WHAT TO WORK ON: Starting at the first line of the data, print each line verbatim up to and including the line bearing "width=0.375, edgecolor='black', linewidth=1.3, ax=ax, zorder=3)", omitting pictures.

begin

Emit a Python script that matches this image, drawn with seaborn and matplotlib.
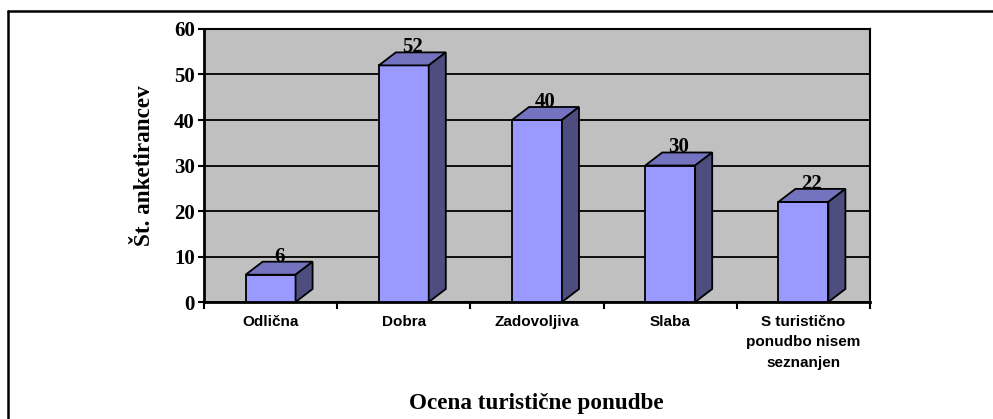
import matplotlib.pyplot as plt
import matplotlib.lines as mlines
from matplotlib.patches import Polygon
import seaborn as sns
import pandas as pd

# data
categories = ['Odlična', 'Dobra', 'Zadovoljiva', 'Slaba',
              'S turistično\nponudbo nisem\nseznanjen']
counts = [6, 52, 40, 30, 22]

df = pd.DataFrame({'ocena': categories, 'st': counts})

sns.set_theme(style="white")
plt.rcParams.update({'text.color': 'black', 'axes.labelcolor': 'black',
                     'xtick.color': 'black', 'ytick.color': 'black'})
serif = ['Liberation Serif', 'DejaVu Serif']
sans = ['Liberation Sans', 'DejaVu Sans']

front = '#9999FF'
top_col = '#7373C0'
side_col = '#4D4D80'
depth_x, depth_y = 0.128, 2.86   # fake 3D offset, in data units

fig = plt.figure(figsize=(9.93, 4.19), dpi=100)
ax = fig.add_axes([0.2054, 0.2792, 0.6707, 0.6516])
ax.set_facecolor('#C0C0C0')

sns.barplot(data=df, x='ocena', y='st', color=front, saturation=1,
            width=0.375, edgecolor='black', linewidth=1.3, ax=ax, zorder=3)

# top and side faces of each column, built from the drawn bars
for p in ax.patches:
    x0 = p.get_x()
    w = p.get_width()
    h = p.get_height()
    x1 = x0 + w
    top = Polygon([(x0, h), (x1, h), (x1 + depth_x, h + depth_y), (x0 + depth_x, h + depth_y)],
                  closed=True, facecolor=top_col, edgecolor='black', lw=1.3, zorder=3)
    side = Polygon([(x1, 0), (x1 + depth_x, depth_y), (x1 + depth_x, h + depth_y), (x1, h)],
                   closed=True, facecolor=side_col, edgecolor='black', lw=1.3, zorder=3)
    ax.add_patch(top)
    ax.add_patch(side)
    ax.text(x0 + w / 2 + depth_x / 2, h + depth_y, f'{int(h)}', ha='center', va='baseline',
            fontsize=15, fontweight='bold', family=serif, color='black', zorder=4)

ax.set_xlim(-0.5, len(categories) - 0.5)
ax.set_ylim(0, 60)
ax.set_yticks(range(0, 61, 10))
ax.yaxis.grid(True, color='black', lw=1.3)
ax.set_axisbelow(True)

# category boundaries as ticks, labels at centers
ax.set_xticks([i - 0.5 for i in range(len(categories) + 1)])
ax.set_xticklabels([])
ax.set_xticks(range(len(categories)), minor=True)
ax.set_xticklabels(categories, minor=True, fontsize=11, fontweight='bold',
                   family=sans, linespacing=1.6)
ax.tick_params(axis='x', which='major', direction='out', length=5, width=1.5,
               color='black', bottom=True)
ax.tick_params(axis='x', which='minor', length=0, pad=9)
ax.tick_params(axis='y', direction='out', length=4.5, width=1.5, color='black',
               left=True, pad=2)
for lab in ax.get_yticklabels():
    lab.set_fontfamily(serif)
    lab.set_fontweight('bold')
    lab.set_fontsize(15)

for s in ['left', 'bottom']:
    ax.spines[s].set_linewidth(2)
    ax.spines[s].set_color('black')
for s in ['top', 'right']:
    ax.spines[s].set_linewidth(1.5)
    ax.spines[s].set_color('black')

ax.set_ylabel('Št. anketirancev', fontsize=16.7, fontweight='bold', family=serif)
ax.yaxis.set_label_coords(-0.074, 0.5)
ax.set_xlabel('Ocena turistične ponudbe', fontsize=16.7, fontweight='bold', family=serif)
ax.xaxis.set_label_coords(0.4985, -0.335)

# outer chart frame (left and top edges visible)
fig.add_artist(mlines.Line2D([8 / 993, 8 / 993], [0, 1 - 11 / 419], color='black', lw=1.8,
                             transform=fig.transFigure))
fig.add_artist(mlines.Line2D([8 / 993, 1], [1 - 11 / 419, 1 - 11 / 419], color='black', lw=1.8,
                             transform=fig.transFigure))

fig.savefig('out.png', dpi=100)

end

SOLUTION FOR THIS PROBLEM:
Emit a Python script that matches this image, drawn with seaborn and matplotlib.
import matplotlib.pyplot as plt
import matplotlib.lines as mlines
from matplotlib.patches import Polygon
import seaborn as sns
import pandas as pd

# data
categories = ['Odlična', 'Dobra', 'Zadovoljiva', 'Slaba',
              'S turistično\nponudbo nisem\nseznanjen']
counts = [6, 52, 40, 30, 22]

df = pd.DataFrame({'ocena': categories, 'st': counts})

sns.set_theme(style="white")
plt.rcParams.update({'text.color': 'black', 'axes.labelcolor': 'black',
                     'xtick.color': 'black', 'ytick.color': 'black'})
serif = ['Liberation Serif', 'DejaVu Serif']
sans = ['Liberation Sans', 'DejaVu Sans']

front = '#9999FF'
top_col = '#7373C0'
side_col = '#4D4D80'
depth_x, depth_y = 0.128, 2.86   # fake 3D offset, in data units

fig = plt.figure(figsize=(9.93, 4.19), dpi=100)
ax = fig.add_axes([0.2054, 0.2792, 0.6707, 0.6516])
ax.set_facecolor('#C0C0C0')

sns.barplot(data=df, x='ocena', y='st', color=front, saturation=1,
            width=0.375, edgecolor='black', linewidth=1.3, ax=ax, zorder=3)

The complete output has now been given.